Apalagi akan sangat terbuka kesempatan menguasai dunia bila terdapat banyak orang miskin dan kurang ilmu pengetahuan. Sebagaimana diketahui, kapitalis menguasai sumber-sumber dunia lewat privatisasi dan liberalisasi. Hanya sebagian orang saja, terutama orang-orang yang terlibat dalam negosiasi, yang beruntung, sedangkan rakyat jelata akan terus buntung.
Proyek ‘cilet-cilet’
Padahal di sejumlah negara (seperti Arab Saudi) terbukti, nasionalisasi perusahaan-perusahaan besar yang mengeruk kekayaan alam di negerinya merupakan solusi mujarab untuk mengentaskan kemiskinan. Namun, mengapa ini tidak dijalankan dalam mengentaskan kemiskinan di Indonesia, termasuk di Aceh? Mengapa pengentasan kemiskinan penduduk yang begitu besar persentasenya hanya dijalankan dengan proyek cilet-cilet dan dengan dana kecil? Dan, mengapa masyarakat banyak diam tidak mempertanyakannya? Tidak tertutup kemungkinan keadaan masyarakat seperti ini lahir dari rahim pendidikan pasif.
Dalam politik lokal pun, banyaknya orang miskin dan kurang pengetahuan merupakan suatu peluang.
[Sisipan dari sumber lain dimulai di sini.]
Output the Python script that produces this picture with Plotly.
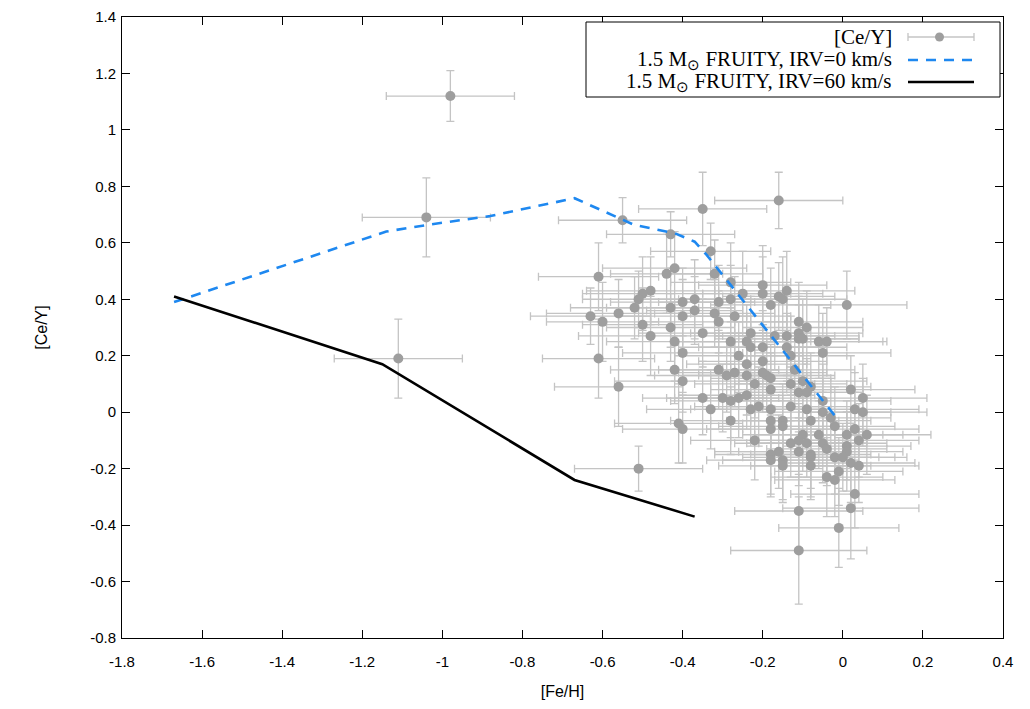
import plotly.graph_objects as go

# Observed stars
fe_h = [-0.98, -1.04, -1.11, -0.51,
        -0.55, -0.43, -0.35, -0.33, -0.61, -0.44, -0.42, -0.32, -0.28, -0.48,
        -0.50, -0.51, -0.52, -0.25, -0.40, -0.37, -0.31, -0.28, -0.43, -0.37,
        -0.63, -0.60, -0.56, -0.40, -0.32, -0.27, -0.31, -0.50, -0.43, -0.48,
        -0.35, -0.23, -0.42, -0.28, -0.24, -0.23, -0.40, -0.26, -0.61, -0.24,
        -0.42, -0.31, -0.29, -0.27, -0.24, -0.40, -0.56, -0.22, -0.16, -0.20,
        -0.20, -0.14, -0.16, -0.15, -0.18, 0.01, -0.11, -0.09, -0.17, -0.14,
        -0.11, -0.11, -0.10, -0.06, -0.04, -0.05, -0.20, -0.14, -0.13, -0.20,
        -0.12, -0.20, -0.19, -0.18, -0.10, -0.13, -0.08, 0.02, -0.35, -0.33,
        -0.30, -0.28, -0.26, -0.24, -0.23, -0.21, -0.28, -0.41, -0.40,
        0.05, -0.18, -0.11, -0.09, -0.05,
        -0.18, -0.13, -0.09, -0.05, -0.03, 0.03, 0.05, -0.18, -0.15, -0.15,
        -0.08, -0.18, -0.02, 0.03, 0.01, 0.06, 0.04,
        -0.06, -0.10, -0.22, -0.13, -0.11, -0.09, -0.05, -0.04, 0.01, 0.01,
        -0.16, -0.11, -0.18, -0.18, -0.08, -0.08, -0.02, 0.00, -0.15, -0.15,
        -0.08, 0.02, 0.04, -0.01, -0.04, -0.02, 0.03, -0.11, 0.02, -0.01, -0.11]

ce_y = [1.12, 0.69, 0.19, -0.20,
        0.68, 0.63, 0.72, 0.57, 0.48, 0.49, 0.51, 0.49, 0.46, 0.43,
        0.42, 0.40, 0.37, 0.42, 0.39, 0.40, 0.39, 0.40, 0.37, 0.36,
        0.34, 0.32, 0.35, 0.34, 0.35, 0.34, 0.32, 0.31, 0.30, 0.27,
        0.28, 0.28, 0.25, 0.25, 0.25, 0.23, 0.21, 0.20, 0.19, 0.17,
        0.15, 0.15, 0.13, 0.14, 0.13, 0.11, 0.09, 0.10, 0.75, 0.45,
        0.42, 0.43, 0.41, 0.40, 0.38, 0.38, 0.32, 0.30, 0.27, 0.27,
        0.28, 0.26, 0.26, 0.25, 0.25, 0.21, 0.23, 0.23, 0.20, 0.18,
        0.15, 0.14, 0.13, 0.12, 0.11, 0.10, 0.09, 0.08, 0.05, 0.01,
        0.05, 0.04, 0.05, 0.06, 0.01, 0.02, -0.03, -0.04, -0.06,
        0.05, 0.08, 0.07, 0.07, 0.04,
        0.01, 0.02, 0.01, 0.00, -0.02, 0.01, 0.00, -0.03, -0.03, -0.05,
        -0.03, -0.06, -0.05, -0.06, -0.08, -0.08, -0.10,
        -0.08, -0.08, -0.10, -0.11, -0.10, -0.11, -0.11, -0.13, -0.12, -0.14,
        -0.14, -0.14, -0.15, -0.17, -0.15, -0.16, -0.16, -0.16, -0.17, -0.19,
        -0.19, -0.18, -0.19, -0.21, -0.23, -0.24, -0.29, -0.35, -0.34, -0.41, -0.49]

fe_h_err = [0.16, 0.16, 0.16, 0.16,
            0.16, 0.16, 0.16, 0.15, 0.15, 0.14, 0.18, 0.12, 0.15, 0.16,
            0.15, 0.14, 0.16, 0.12, 0.18, 0.14, 0.15, 0.13, 0.16, 0.12,
            0.15, 0.14, 0.18, 0.16, 0.15, 0.14, 0.17, 0.15, 0.16, 0.18,
            0.16, 0.15, 0.17, 0.14, 0.16, 0.18, 0.15, 0.16, 0.14, 0.15,
            0.16, 0.15, 0.18, 0.14, 0.16, 0.17, 0.16, 0.15, 0.16, 0.16,
            0.15, 0.17, 0.14, 0.16, 0.15, 0.15, 0.16, 0.14, 0.15, 0.18,
            0.16, 0.15, 0.14, 0.16, 0.15, 0.17, 0.16, 0.15, 0.14, 0.16,
            0.15, 0.16, 0.17, 0.15, 0.16, 0.14, 0.15, 0.16, 0.15, 0.16,
            0.14, 0.15, 0.16, 0.17, 0.15, 0.16, 0.15, 0.16, 0.15,
            0.16, 0.15, 0.16, 0.14, 0.17,
            0.15, 0.16, 0.14, 0.17, 0.15, 0.16, 0.16, 0.15, 0.14, 0.16,
            0.15, 0.16, 0.15, 0.16, 0.14, 0.16, 0.15,
            0.16, 0.15, 0.16, 0.14, 0.17, 0.15, 0.16, 0.15, 0.16, 0.14,
            0.16, 0.15, 0.14, 0.16, 0.15, 0.17, 0.15, 0.16, 0.15, 0.16,
            0.15, 0.16, 0.15, 0.16, 0.14, 0.15, 0.16, 0.16, 0.17, 0.15, 0.17]

ce_y_err = [0.09, 0.14, 0.14, 0.08,
            0.08, 0.08, 0.13, 0.10, 0.12, 0.14, 0.13, 0.12, 0.14, 0.12,
            0.13, 0.10, 0.11, 0.15, 0.12, 0.14, 0.13, 0.12, 0.14, 0.12,
            0.10, 0.14, 0.12, 0.13, 0.12, 0.14, 0.11, 0.13, 0.12, 0.14,
            0.12, 0.13, 0.14, 0.12, 0.13, 0.11, 0.14, 0.12, 0.14, 0.13,
            0.12, 0.14, 0.13, 0.12, 0.14, 0.11, 0.14, 0.12, 0.10, 0.14,
            0.13, 0.14, 0.12, 0.15, 0.13, 0.12, 0.14, 0.13, 0.12, 0.14,
            0.13, 0.12, 0.14, 0.13, 0.12, 0.14, 0.13, 0.12, 0.14, 0.13,
            0.12, 0.14, 0.13, 0.12, 0.14, 0.13, 0.12, 0.12, 0.13, 0.14,
            0.12, 0.13, 0.14, 0.12, 0.13, 0.14, 0.12, 0.14, 0.12,
            0.12, 0.13, 0.14, 0.12, 0.13,
            0.12, 0.14, 0.13, 0.12, 0.14, 0.13, 0.12, 0.14, 0.13, 0.12,
            0.13, 0.12, 0.14, 0.13, 0.12, 0.14, 0.13,
            0.12, 0.13, 0.14, 0.12, 0.13, 0.12, 0.14, 0.13, 0.12, 0.14,
            0.13, 0.12, 0.14, 0.13, 0.12, 0.14, 0.13, 0.12, 0.14, 0.13,
            0.12, 0.14, 0.13, 0.12, 0.14, 0.13, 0.12, 0.13, 0.18, 0.14, 0.19]

# FRUITY models, 1.5 Msun
irv0_fe = [-1.67, -1.14, -1.03, -0.88, -0.67, -0.52, -0.42, -0.37, -0.34, -0.01]
irv0_ce = [0.39, 0.64, 0.665, 0.695, 0.758, 0.663, 0.634, 0.604, 0.557, -0.03]
irv60_fe = [-1.67, -1.15, -0.67, -0.37]
irv60_ce = [0.41, 0.17, -0.24, -0.37]

x_ticks = [-1.8, -1.6, -1.4, -1.2, -1.0, -0.8, -0.6, -0.4, -0.2, 0.0, 0.2, 0.4]
x_ticktext = ["-1.8", "-1.6", "-1.4", "-1.2", "-1", "-0.8", "-0.6", "-0.4", "-0.2", "0", "0.2", "0.4"]
y_ticks = [-0.8, -0.6, -0.4, -0.2, 0.0, 0.2, 0.4, 0.6, 0.8, 1.0, 1.2, 1.4]
y_ticktext = ["-0.8", "-0.6", "-0.4", "-0.2", "0", "0.2", "0.4", "0.6", "0.8", "1", "1.2", "1.4"]

legend_labels = ["[Ce/Y]",
                 "1.5 M<sub>\u2299</sub> FRUITY, IRV=0 km/s",
                 "1.5 M<sub>\u2299</sub> FRUITY, IRV=60 km/s"]

GRAY_ERR = "#c4c4c4"
GRAY_PT = "#9e9e9e"
BLUE = "#1e88f0"

fig = go.Figure()
fig.add_trace(go.Scatter(
    x=fe_h, y=ce_y, mode="markers",
    marker=dict(color=GRAY_PT, size=10, line=dict(width=0)),
    error_x=dict(type="data", array=fe_h_err, color=GRAY_ERR, thickness=1.3, width=4),
    error_y=dict(type="data", array=ce_y_err, color=GRAY_ERR, thickness=1.3, width=4),
    showlegend=False))
fig.add_trace(go.Scatter(
    x=irv0_fe, y=irv0_ce, mode="lines",
    line=dict(color=BLUE, width=2.6, dash="10px,8px"), showlegend=False))
fig.add_trace(go.Scatter(
    x=irv60_fe, y=irv60_ce, mode="lines",
    line=dict(color="black", width=2.6), showlegend=False))

# manual legend (gnuplot style: text right-aligned, sample on the right)
# helper: convert reference page pixels to paper fractions of the plot area
W, H = 881.0, 621.0
def px(x):
    return (x - 122) / W
def py(y):
    return (638 - y) / H

shapes = [dict(type="rect", xref="paper", yref="paper",
               x0=px(586), x1=px(1000), y0=py(97), y1=py(22),
               line=dict(color="black", width=1), fillcolor="white", layer="above")]
rows_y = [37, 60, 82]
sx0, sx1 = px(908), px(974)
shapes.append(dict(type="line", xref="paper", yref="paper", x0=sx0, x1=sx1,
                   y0=py(rows_y[0]), y1=py(rows_y[0]), line=dict(color=GRAY_ERR, width=1.3), layer="above"))
for xx in (908, 974):
    shapes.append(dict(type="line", xref="paper", yref="paper", x0=px(xx), x1=px(xx),
                       y0=py(rows_y[0] - 4), y1=py(rows_y[0] + 4), line=dict(color=GRAY_ERR, width=1.3), layer="above"))
shapes.append(dict(type="circle", xref="paper", yref="paper", x0=px(935), x1=px(944),
                   y0=py(rows_y[0] + 4.5), y1=py(rows_y[0] - 4.5),
                   fillcolor=GRAY_PT, line=dict(width=0), layer="above"))
shapes.append(dict(type="line", xref="paper", yref="paper", x0=sx0, x1=sx1,
                   y0=py(rows_y[1]), y1=py(rows_y[1]), line=dict(color=BLUE, width=2.6, dash="10px,8px"), layer="above"))
shapes.append(dict(type="line", xref="paper", yref="paper", x0=sx0, x1=sx1,
                   y0=py(rows_y[2]), y1=py(rows_y[2]), line=dict(color="black", width=2.6), layer="above"))

annotations = []
for lab, ry in zip(legend_labels, rows_y):
    annotations.append(dict(xref="paper", yref="paper", x=px(894), y=py(ry),
                            text=lab, showarrow=False, xanchor="right", yanchor="middle",
                            font=dict(family="Liberation Serif", size=21, color="black")))

axis_common = dict(showgrid=False, zeroline=False, showline=True, mirror="allticks",
                   linecolor="black", linewidth=1, ticks="inside", ticklen=8,
                   tickcolor="black", tickwidth=1, automargin=False,
                   tickfont=dict(family="Liberation Sans", size=15, color="black"))

fig.update_layout(
    width=1030, height=709,
    margin=dict(l=114, r=35, t=9, b=79),
    paper_bgcolor="white", plot_bgcolor="white",
    shapes=shapes, annotations=annotations,
    xaxis=dict(range=[-1.8, 0.4], tickvals=x_ticks, ticktext=x_ticktext, ticklabelstandoff=10,
               title=dict(text="[Fe/H]", font=dict(family="Liberation Sans", size=16, color="black"), standoff=16),
               **axis_common),
    yaxis=dict(range=[-0.8, 1.4], tickvals=y_ticks, ticktext=y_ticktext, ticklabelstandoff=2,
               title=dict(text="[Ce/Y]", font=dict(family="Liberation Sans", size=16, color="black"), standoff=38),
               **axis_common),
)

fig.write_html("out.html")
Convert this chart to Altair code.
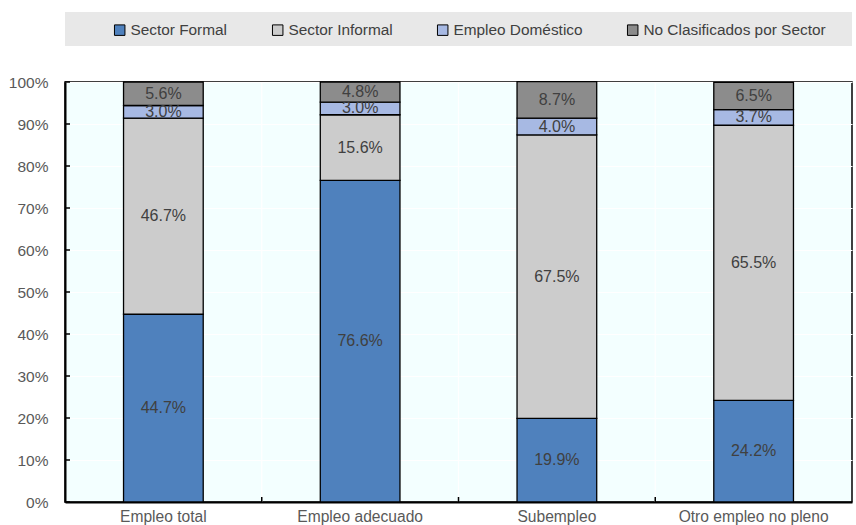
import altair as alt
import pandas as pd

# Employment categories and the share of each sector (percent)
categories = ["Empleo total", "Empleo adecuado", "Subempleo", "Otro empleo no pleno"]
series = ["Sector Formal", "Sector Informal", "Empleo Doméstico", "No Clasificados por Sector"]
formal = [44.7, 76.6, 19.9, 24.2]
informal = [46.7, 15.6, 67.5, 65.5]
domestico = [3.0, 3.0, 4.0, 3.7]
no_clasif = [5.6, 4.8, 8.7, 6.5]
colors = ["#4F81BD", "#CCCCCC", "#A7B9E3", "#8C8C8C"]
y_ticks = list(range(0, 101, 10))

rows = []
for s_i, (name, vals) in enumerate(zip(series, [formal, informal, domestico, no_clasif])):
    for cat, v in zip(categories, vals):
        rows.append({"categoria": cat, "sector": name, "orden": s_i, "valor": v})
df = pd.DataFrame(rows)

W, H = 787, 420
FONT = "Liberation Sans"
LABEL_GRAY = "#595959"

y_scale = alt.Scale(domain=[0, 100], nice=False)
x_scale = alt.Scale(paddingInner=0, paddingOuter=0)

x_axis = alt.Axis(title=None, labelAngle=0, ticks=False, grid=False,
                  domainColor="black", domainWidth=2,
                  labelFont=FONT, labelFontSize=15.6, labelColor=LABEL_GRAY,
                  labelPadding=7)

stacked = (
    alt.Chart(df)
    .transform_stack(stack="valor", groupby=["categoria"], as_=["y0", "y1"],
                     sort=[alt.SortField("orden", order="ascending")])
    .transform_calculate(
        mid="(datum.y0 + datum.y1) / 2",
        etiqueta="format(datum.valor, '.1f') + '%'",
    )
)

bars = stacked.mark_bar(stroke="black", strokeWidth=1.3,
                        width=alt.RelativeBandSize(0.405)).encode(
    x=alt.X("categoria:N", sort=categories, scale=x_scale, axis=x_axis),
    y=alt.Y("y0:Q", scale=y_scale,
            axis=alt.Axis(title=None, values=y_ticks, ticks=False,
                          labelExpr="datum.value + '%'",
                          domainColor="black", domainWidth=2,
                          gridColor="white", gridWidth=1.2, gridOpacity=1,
                          labelFont=FONT, labelFontSize=15.5, labelColor=LABEL_GRAY,
                          labelPadding=17)),
    y2="y1:Q",
    color=alt.Color(
        "sector:N", sort=series,
        scale=alt.Scale(domain=series, range=colors),
        legend=alt.Legend(title=None, orient="none", direction="horizontal",
                          legendX=47, legendY=-60,
                          symbolType="square", symbolSize=110,
                          symbolStrokeColor="black", symbolStrokeWidth=1,
                          symbolOpacity=1, labelLimit=400,
                          labelFont=FONT, labelFontSize=15.4, labelColor="#404040",
                          labelOffset=3, columnPadding=42),
    ),
    order=alt.Order("orden:Q"),
)

labels = stacked.mark_text(font=FONT, fontSize=16, color="#404040").encode(
    x=alt.X("categoria:N", sort=categories, scale=x_scale, axis=x_axis),
    y=alt.Y("mid:Q", scale=y_scale),
    text="etiqueta:N",
)

# Grey band behind the legend
legend_box = alt.Chart(pd.DataFrame({"k": [0]})).mark_rect(color="#E8E8E8").encode(
    x=alt.value(0), x2=alt.value(W), y=alt.value(-70), y2=alt.value(-36),
)

bounds = pd.DataFrame({"categoria": categories[1:]})
x_bound = alt.X("categoria:N", sort=categories, scale=x_scale, axis=x_axis, bandPosition=0)

v_grid = alt.Chart(bounds).mark_rule(color="white", strokeWidth=1.2).encode(
    x=x_bound, y=alt.value(0), y2=alt.value(H),
)
x_ticks = alt.Chart(bounds).mark_rule(color="black", strokeWidth=1.5).encode(
    x=x_bound, y=alt.value(H - 5), y2=alt.value(H),
)
y_tick_marks = alt.Chart(pd.DataFrame({"t": y_ticks})).mark_rule(
    color="black", strokeWidth=1.5
).encode(
    y=alt.Y("t:Q", scale=y_scale), x=alt.value(0), x2=alt.value(5),
)

chart = (
    alt.layer(legend_box, v_grid, bars, labels, x_ticks, y_tick_marks)
    .properties(
        width=W, height=H,
        autosize=alt.AutoSizeParams(type="none"),
        padding={"left": 65, "top": 82, "right": 4, "bottom": 23},
        background="white",
    )
    .configure_view(fill="#F3FFFF", stroke="black", strokeWidth=1.5)
)

chart.save("out.html", embed_options={"renderer": "svg", "actions": False})
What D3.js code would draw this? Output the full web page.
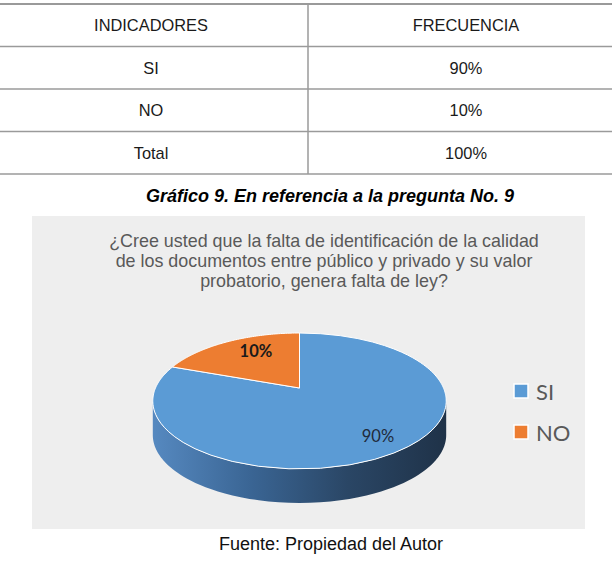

Dengan sedikit “pemberian” saja, banyak orang miskin akan mengorbankan idealismenya untuk memilih orang-orang tertentu, meskipun tidak punya kapasitas, dalam Pilkada, misalnya. Padahal memilih orang-orang yang kurang mampu atau terlalu berorientasi bisnis bisa menambah lama masa dan parah kemiskinan masyarakat, karena yang dipilih lebih beriorientasi memperkaya diri ketimbang memakmurkan rakyatnya dan merusak tatanan pemerintahan. Apalagi sudah lazim terjadi, orang yang sudah banyak mengeluarkan modalnya, akan lebih mengutamakan upaya untuk pengembalian modalnya berkali lipat.